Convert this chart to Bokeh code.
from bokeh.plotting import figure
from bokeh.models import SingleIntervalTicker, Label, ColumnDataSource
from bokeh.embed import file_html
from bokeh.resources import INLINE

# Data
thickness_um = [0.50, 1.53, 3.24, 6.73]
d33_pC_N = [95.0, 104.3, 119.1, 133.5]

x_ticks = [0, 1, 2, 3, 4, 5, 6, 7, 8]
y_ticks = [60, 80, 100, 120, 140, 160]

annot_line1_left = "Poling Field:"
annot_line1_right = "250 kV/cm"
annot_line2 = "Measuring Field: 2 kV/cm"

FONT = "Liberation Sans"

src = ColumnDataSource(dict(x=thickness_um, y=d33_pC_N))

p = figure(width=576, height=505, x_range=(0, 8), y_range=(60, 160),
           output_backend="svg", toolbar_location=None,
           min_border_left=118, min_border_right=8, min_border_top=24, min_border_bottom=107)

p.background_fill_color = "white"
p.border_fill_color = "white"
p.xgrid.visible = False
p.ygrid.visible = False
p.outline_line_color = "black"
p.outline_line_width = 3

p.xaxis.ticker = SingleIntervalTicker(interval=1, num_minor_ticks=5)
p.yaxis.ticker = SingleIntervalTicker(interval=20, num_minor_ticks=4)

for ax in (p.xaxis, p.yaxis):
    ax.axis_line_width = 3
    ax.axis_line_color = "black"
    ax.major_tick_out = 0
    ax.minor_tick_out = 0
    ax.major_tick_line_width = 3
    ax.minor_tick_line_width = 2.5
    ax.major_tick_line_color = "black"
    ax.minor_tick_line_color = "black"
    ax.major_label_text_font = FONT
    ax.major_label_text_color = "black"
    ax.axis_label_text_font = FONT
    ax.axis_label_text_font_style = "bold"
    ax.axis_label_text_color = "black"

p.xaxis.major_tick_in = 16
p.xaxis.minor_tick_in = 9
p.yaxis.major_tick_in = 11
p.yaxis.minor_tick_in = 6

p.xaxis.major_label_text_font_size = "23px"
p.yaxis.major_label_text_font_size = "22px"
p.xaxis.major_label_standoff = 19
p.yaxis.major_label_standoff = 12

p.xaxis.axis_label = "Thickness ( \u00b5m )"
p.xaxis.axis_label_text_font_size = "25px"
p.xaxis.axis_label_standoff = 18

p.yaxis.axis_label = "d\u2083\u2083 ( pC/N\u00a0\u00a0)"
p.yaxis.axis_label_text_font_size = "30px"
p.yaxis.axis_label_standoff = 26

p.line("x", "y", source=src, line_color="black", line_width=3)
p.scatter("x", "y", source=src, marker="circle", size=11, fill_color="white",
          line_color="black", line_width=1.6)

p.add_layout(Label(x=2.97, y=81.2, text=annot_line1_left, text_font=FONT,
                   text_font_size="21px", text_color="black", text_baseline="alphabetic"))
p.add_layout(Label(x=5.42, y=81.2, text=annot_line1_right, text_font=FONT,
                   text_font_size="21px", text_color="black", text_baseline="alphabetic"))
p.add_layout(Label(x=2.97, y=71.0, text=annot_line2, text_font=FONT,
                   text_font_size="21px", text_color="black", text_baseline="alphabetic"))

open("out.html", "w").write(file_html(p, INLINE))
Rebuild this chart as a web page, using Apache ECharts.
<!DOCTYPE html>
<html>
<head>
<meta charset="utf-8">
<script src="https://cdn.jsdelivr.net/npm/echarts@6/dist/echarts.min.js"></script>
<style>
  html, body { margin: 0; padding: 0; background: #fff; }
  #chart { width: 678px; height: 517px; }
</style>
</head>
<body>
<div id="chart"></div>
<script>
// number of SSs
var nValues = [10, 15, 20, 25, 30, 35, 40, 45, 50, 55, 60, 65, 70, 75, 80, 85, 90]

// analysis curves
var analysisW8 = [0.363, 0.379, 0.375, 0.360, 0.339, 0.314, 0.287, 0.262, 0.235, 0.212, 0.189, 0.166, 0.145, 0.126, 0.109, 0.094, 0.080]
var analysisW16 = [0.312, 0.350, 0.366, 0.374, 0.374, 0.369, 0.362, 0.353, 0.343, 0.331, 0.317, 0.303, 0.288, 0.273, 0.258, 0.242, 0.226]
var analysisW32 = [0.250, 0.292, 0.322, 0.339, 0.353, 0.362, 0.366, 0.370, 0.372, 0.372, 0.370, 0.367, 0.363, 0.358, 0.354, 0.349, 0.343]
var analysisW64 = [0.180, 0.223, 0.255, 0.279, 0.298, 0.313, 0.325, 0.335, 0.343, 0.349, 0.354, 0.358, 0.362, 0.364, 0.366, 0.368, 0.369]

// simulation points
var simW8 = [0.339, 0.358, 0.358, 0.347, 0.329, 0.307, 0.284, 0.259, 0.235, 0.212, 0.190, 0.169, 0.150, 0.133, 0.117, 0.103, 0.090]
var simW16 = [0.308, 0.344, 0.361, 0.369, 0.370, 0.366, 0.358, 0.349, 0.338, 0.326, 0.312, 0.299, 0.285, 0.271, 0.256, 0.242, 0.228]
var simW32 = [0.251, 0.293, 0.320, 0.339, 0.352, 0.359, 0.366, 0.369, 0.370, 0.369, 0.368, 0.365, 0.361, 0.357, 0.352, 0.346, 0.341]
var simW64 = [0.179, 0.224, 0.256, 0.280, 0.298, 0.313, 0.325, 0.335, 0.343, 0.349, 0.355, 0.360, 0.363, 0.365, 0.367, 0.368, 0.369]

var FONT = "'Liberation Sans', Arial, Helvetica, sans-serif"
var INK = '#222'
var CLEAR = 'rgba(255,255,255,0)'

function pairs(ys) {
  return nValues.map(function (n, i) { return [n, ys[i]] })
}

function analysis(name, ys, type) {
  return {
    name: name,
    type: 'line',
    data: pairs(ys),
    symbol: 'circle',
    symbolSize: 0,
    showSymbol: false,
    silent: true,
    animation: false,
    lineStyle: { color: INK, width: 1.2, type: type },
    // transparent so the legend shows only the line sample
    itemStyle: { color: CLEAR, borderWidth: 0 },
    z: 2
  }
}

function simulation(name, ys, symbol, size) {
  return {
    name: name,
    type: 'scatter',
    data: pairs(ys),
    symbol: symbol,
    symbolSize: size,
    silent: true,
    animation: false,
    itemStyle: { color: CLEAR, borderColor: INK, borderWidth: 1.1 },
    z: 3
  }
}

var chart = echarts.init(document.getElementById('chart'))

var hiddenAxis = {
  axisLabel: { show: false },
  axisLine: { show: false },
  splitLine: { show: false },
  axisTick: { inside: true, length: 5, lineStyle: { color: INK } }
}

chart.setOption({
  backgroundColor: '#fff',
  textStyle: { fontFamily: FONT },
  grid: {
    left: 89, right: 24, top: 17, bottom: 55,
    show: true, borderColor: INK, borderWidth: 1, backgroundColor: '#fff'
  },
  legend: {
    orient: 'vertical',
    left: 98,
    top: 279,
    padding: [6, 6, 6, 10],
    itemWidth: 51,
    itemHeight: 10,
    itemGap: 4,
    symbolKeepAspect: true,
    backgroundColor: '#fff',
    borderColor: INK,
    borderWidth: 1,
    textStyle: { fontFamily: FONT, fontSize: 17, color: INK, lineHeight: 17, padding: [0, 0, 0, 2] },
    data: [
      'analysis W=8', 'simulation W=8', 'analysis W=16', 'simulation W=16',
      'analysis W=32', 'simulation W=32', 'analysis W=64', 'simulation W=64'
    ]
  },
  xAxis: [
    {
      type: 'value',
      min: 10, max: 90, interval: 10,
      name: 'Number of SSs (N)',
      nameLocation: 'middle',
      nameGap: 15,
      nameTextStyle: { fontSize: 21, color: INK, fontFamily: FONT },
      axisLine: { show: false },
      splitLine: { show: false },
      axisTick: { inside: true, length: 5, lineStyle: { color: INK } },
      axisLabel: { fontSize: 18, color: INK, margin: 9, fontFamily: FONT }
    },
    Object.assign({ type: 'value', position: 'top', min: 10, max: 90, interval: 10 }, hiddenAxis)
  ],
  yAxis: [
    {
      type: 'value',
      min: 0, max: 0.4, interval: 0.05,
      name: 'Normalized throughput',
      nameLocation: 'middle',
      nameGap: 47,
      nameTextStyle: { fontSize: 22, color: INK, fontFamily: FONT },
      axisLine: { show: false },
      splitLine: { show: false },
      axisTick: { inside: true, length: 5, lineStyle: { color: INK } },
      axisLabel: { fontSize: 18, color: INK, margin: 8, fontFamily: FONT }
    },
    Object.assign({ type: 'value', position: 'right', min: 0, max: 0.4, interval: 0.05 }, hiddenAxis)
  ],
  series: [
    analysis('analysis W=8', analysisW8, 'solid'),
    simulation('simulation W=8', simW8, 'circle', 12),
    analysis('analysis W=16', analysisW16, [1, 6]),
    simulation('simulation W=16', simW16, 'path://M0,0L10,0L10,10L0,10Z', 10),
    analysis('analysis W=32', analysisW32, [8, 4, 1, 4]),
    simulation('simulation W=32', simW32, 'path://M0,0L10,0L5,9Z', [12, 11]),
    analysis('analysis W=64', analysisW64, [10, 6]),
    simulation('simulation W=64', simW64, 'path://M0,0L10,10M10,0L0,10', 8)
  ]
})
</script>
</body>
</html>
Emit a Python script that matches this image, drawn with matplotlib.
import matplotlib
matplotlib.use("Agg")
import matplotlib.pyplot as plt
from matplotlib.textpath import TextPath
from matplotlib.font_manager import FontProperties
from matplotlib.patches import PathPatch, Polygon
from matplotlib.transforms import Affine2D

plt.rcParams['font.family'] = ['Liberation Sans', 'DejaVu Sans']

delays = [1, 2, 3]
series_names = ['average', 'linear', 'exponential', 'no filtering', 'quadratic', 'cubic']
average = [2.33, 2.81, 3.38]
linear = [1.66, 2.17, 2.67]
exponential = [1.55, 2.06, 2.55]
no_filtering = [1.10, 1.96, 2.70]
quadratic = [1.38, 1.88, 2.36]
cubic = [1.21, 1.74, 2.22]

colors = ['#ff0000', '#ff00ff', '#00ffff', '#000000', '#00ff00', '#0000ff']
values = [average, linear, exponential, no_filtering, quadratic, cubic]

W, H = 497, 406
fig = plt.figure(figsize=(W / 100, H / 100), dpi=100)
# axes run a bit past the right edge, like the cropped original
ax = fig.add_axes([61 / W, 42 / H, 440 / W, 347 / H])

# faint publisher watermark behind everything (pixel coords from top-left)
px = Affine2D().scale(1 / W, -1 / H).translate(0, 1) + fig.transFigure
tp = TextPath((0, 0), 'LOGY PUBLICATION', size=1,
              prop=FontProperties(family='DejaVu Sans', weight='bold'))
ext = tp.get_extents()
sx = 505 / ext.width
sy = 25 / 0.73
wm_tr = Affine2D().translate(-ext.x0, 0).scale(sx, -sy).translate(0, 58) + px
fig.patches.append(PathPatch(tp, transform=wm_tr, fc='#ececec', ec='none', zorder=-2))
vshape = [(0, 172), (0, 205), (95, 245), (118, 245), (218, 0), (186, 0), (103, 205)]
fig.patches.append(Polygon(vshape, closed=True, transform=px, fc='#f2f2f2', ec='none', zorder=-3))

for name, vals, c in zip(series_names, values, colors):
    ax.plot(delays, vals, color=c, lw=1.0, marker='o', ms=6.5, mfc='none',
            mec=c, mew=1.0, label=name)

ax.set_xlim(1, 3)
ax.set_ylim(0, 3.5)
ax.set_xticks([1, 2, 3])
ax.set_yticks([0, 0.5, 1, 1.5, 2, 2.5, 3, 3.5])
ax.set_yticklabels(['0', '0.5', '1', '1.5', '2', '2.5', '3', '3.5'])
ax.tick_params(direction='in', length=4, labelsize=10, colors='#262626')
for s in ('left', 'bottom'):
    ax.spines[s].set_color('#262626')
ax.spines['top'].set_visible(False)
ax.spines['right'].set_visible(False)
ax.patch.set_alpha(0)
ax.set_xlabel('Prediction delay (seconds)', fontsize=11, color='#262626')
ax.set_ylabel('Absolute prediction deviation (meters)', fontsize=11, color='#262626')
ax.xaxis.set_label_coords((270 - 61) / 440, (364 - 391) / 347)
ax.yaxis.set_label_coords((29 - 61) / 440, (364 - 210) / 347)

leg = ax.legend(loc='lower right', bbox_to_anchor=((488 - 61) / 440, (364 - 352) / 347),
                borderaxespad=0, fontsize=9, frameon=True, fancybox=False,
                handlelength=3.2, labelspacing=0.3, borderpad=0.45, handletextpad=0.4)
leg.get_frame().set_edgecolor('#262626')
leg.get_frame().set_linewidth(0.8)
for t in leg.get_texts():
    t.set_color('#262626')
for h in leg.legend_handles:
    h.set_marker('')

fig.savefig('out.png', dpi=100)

--------------------------------------------------

> _Instructions for the task_
Determine how many of the lines above hold the word "matplotlib", and output that number by itself.

> _Written solution_
8